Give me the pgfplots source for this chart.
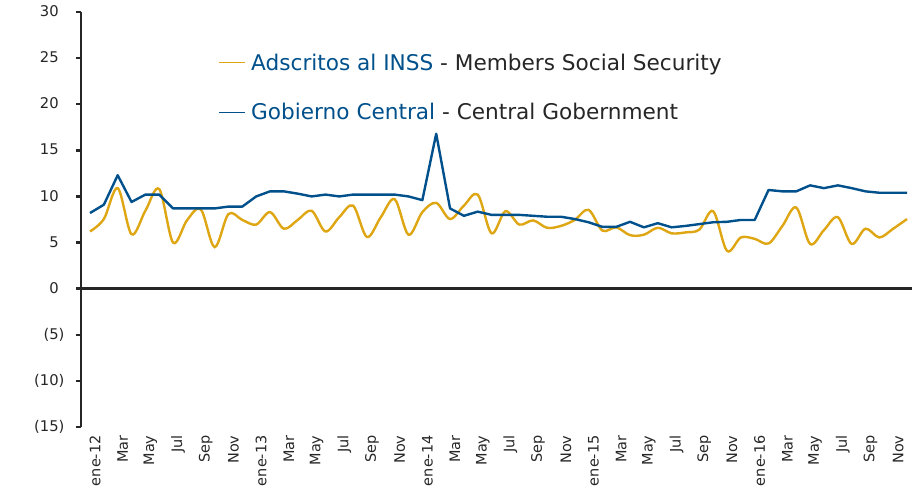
\documentclass[border=0pt]{standalone}
\usepackage{fontspec}
\setmainfont{DejaVu Sans}
\usepackage{pgfplots}
\usepackage{pgfplotstable}
\pgfplotsset{compat=1.18}
\definecolor{gcblue}{HTML}{00508C}
\definecolor{inssor}{HTML}{DFA614}
\definecolor{txt}{HTML}{262626}

\pgfplotstableread{
m v
0 8.2
1 9.1
2 12.3
3 9.4
4 10.2
5 10.2
6 8.7
7 8.7
8 8.7
9 8.7
10 8.9
11 8.9
12 10.0
13 10.55
14 10.55
15 10.3
16 10.0
17 10.2
18 10.0
19 10.2
20 10.2
21 10.2
22 10.2
23 10.0
24 9.6
25 16.8
26 8.7
27 7.9
28 8.35
29 8.0
30 8.0
31 8.0
32 7.9
33 7.8
34 7.8
35 7.55
36 7.2
37 6.7
38 6.7
39 7.25
40 6.65
41 7.1
42 6.65
43 6.8
44 7.0
45 7.2
46 7.25
47 7.45
48 7.45
49 10.7
50 10.55
51 10.55
52 11.2
53 10.9
54 11.2
55 10.9
56 10.55
57 10.4
58 10.4
59 10.4
}\gobierno

\pgfplotstableread{
m v
0 6.2
1 7.55
2 10.9
3 5.9
4 8.45
5 10.8
6 5.0
7 7.4
8 8.6
9 4.5
10 8.1
11 7.45
12 6.95
13 8.3
14 6.5
15 7.45
16 8.45
17 6.2
18 7.75
19 9.0
20 5.6
21 7.75
22 9.7
23 5.85
24 8.3
25 9.3
26 7.55
27 9.0
28 10.2
29 6.0
30 8.4
31 6.95
32 7.4
33 6.6
34 6.8
35 7.45
36 8.55
37 6.3
38 6.65
39 5.8
40 5.85
41 6.6
42 6.0
43 6.1
44 6.4
45 8.4
46 4.1
47 5.55
48 5.4
49 4.9
50 6.8
51 8.8
52 4.85
53 6.35
54 7.75
55 4.85
56 6.5
57 5.55
58 6.5
59 7.55
}\inss

\begin{document}
\begin{tikzpicture}[x=1bp,y=1bp]
\path[use as bounding box] (0,0) rectangle (912,502);
\begin{axis}[
  at={(81bp,75bp)}, anchor=south west,
  scale only axis, width=831bp, height=415bp,
  xmin=-0.65, xmax=59.36, ymin=-15, ymax=30,
  axis y line*=left, axis x line*=bottom,
  x axis line style={draw=none},
  y axis line style={line width=2.4bp, black!85},
  tick align=outside,
  major tick length=5bp,
  ytick={-15,-10,-5,0,5,10,15,20,25,30},
  yticklabels={(15),(10),(5),0\phantom{)},5\phantom{)},10\phantom{)},15\phantom{)},20\phantom{)},25\phantom{)},30\phantom{)}},
  ytick style={line width=2.4bp, black!85},
  yticklabel style={font=\fontsize{14.8}{17}\selectfont, text=txt, anchor=east, xshift=-8bp},
  xtick={0,2,...,58},
  xticklabels={ene-12,Mar,May,Jul,Sep,Nov,ene-13,Mar,May,Jul,Sep,Nov,ene-14,Mar,May,Jul,Sep,Nov,ene-15,Mar,May,Jul,Sep,Nov,ene-16,Mar,May,Jul,Sep,Nov},
  xtick style={draw=none},
  xticklabel style={font=\fontsize{14.5}{17}\selectfont, text=txt, rotate=90, anchor=east, yshift=-5bp},
  /pgf/number format/assume math mode=true,
  clip=false,
  legend style={at={(0.165,0.905)}, anchor=north west, draw=none, fill=none,
    font=\fontsize{21.7}{25}\selectfont, row sep=28bp, inner sep=0pt,
    cells={anchor=west}},
  legend image code/.code={\draw[#1, line width=1.4bp] (0bp,0bp) -- (26bp,0bp); \path (29bp,0bp);},
]
\draw[line width=2.4bp, black!85] (axis cs:-0.65,0) -- (axis cs:59.36,0);
\addplot[color=inssor, line width=2.4bp, smooth, tension=0.55] table[x=m, y=v] {\inss};
\addlegendentry{\textcolor{gcblue}{Adscritos al INSS} \textcolor{txt}{- Members Social Security}}
\addplot[color=gcblue, line width=2.4bp, line join=round] table[x=m, y=v] {\gobierno};
\addlegendentry{\textcolor{gcblue}{Gobierno Central} \textcolor{txt}{- Central Gobernment}}
\end{axis}
\end{tikzpicture}
\end{document}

EXERCISE GOAL -> Copy all the lines of data exactly as they appear, dropping any images.

WRITTEN SOLUTION ->
Give me the pgfplots source for this chart.
\documentclass[border=0pt]{standalone}
\usepackage{fontspec}
\setmainfont{DejaVu Sans}
\usepackage{pgfplots}
\usepackage{pgfplotstable}
\pgfplotsset{compat=1.18}
\definecolor{gcblue}{HTML}{00508C}
\definecolor{inssor}{HTML}{DFA614}
\definecolor{txt}{HTML}{262626}

\pgfplotstableread{
m v
0 8.2
1 9.1
2 12.3
3 9.4
4 10.2
5 10.2
6 8.7
7 8.7
8 8.7
9 8.7
10 8.9
11 8.9
12 10.0
13 10.55
14 10.55
15 10.3
16 10.0
17 10.2
18 10.0
19 10.2
20 10.2
21 10.2
22 10.2
23 10.0
24 9.6
25 16.8
26 8.7
27 7.9
28 8.35
29 8.0
30 8.0
31 8.0
32 7.9
33 7.8
34 7.8
35 7.55
36 7.2
37 6.7
38 6.7
39 7.25
40 6.65
41 7.1
42 6.65
43 6.8
44 7.0
45 7.2
46 7.25
47 7.45
48 7.45
49 10.7
50 10.55
51 10.55
52 11.2
53 10.9
54 11.2
55 10.9
56 10.55
57 10.4
58 10.4
59 10.4
}\gobierno

\pgfplotstableread{
m v
0 6.2
1 7.55
2 10.9
3 5.9
4 8.45
5 10.8
6 5.0
7 7.4
8 8.6
9 4.5
10 8.1
11 7.45
12 6.95
13 8.3
14 6.5
15 7.45
16 8.45
17 6.2
18 7.75
19 9.0
20 5.6
21 7.75
22 9.7
23 5.85
24 8.3
25 9.3
26 7.55
27 9.0
28 10.2
29 6.0
30 8.4
31 6.95
32 7.4
33 6.6
34 6.8
35 7.45
36 8.55
37 6.3
38 6.65
39 5.8
40 5.85
41 6.6
42 6.0
43 6.1
44 6.4
45 8.4
46 4.1
47 5.55
48 5.4
49 4.9
50 6.8
51 8.8
52 4.85
53 6.35
54 7.75
55 4.85
56 6.5
57 5.55
58 6.5
59 7.55
}\inss

\begin{document}
\begin{tikzpicture}[x=1bp,y=1bp]
\path[use as bounding box] (0,0) rectangle (912,502);
\begin{axis}[
  at={(81bp,75bp)}, anchor=south west,
  scale only axis, width=831bp, height=415bp,
  xmin=-0.65, xmax=59.36, ymin=-15, ymax=30,
  axis y line*=left, axis x line*=bottom,
  x axis line style={draw=none},
  y axis line style={line width=2.4bp, black!85},
  tick align=outside,
  major tick length=5bp,
  ytick={-15,-10,-5,0,5,10,15,20,25,30},
  yticklabels={(15),(10),(5),0\phantom{)},5\phantom{)},10\phantom{)},15\phantom{)},20\phantom{)},25\phantom{)},30\phantom{)}},
  ytick style={line width=2.4bp, black!85},
  yticklabel style={font=\fontsize{14.8}{17}\selectfont, text=txt, anchor=east, xshift=-8bp},
  xtick={0,2,...,58},
  xticklabels={ene-12,Mar,May,Jul,Sep,Nov,ene-13,Mar,May,Jul,Sep,Nov,ene-14,Mar,May,Jul,Sep,Nov,ene-15,Mar,May,Jul,Sep,Nov,ene-16,Mar,May,Jul,Sep,Nov},
  xtick style={draw=none},
  xticklabel style={font=\fontsize{14.5}{17}\selectfont, text=txt, rotate=90, anchor=east, yshift=-5bp},
  /pgf/number format/assume math mode=true,
  clip=false,
  legend style={at={(0.165,0.905)}, anchor=north west, draw=none, fill=none,
    font=\fontsize{21.7}{25}\selectfont, row sep=28bp, inner sep=0pt,
    cells={anchor=west}},
  legend image code/.code={\draw[#1, line width=1.4bp] (0bp,0bp) -- (26bp,0bp); \path (29bp,0bp);},
]
\draw[line width=2.4bp, black!85] (axis cs:-0.65,0) -- (axis cs:59.36,0);
\addplot[color=inssor, line width=2.4bp, smooth, tension=0.55] table[x=m, y=v] {\inss};
\addlegendentry{\textcolor{gcblue}{Adscritos al INSS} \textcolor{txt}{- Members Social Security}}
\addplot[color=gcblue, line width=2.4bp, line join=round] table[x=m, y=v] {\gobierno};
\addlegendentry{\textcolor{gcblue}{Gobierno Central} \textcolor{txt}{- Central Gobernment}}
\end{axis}
\end{tikzpicture}
\end{document}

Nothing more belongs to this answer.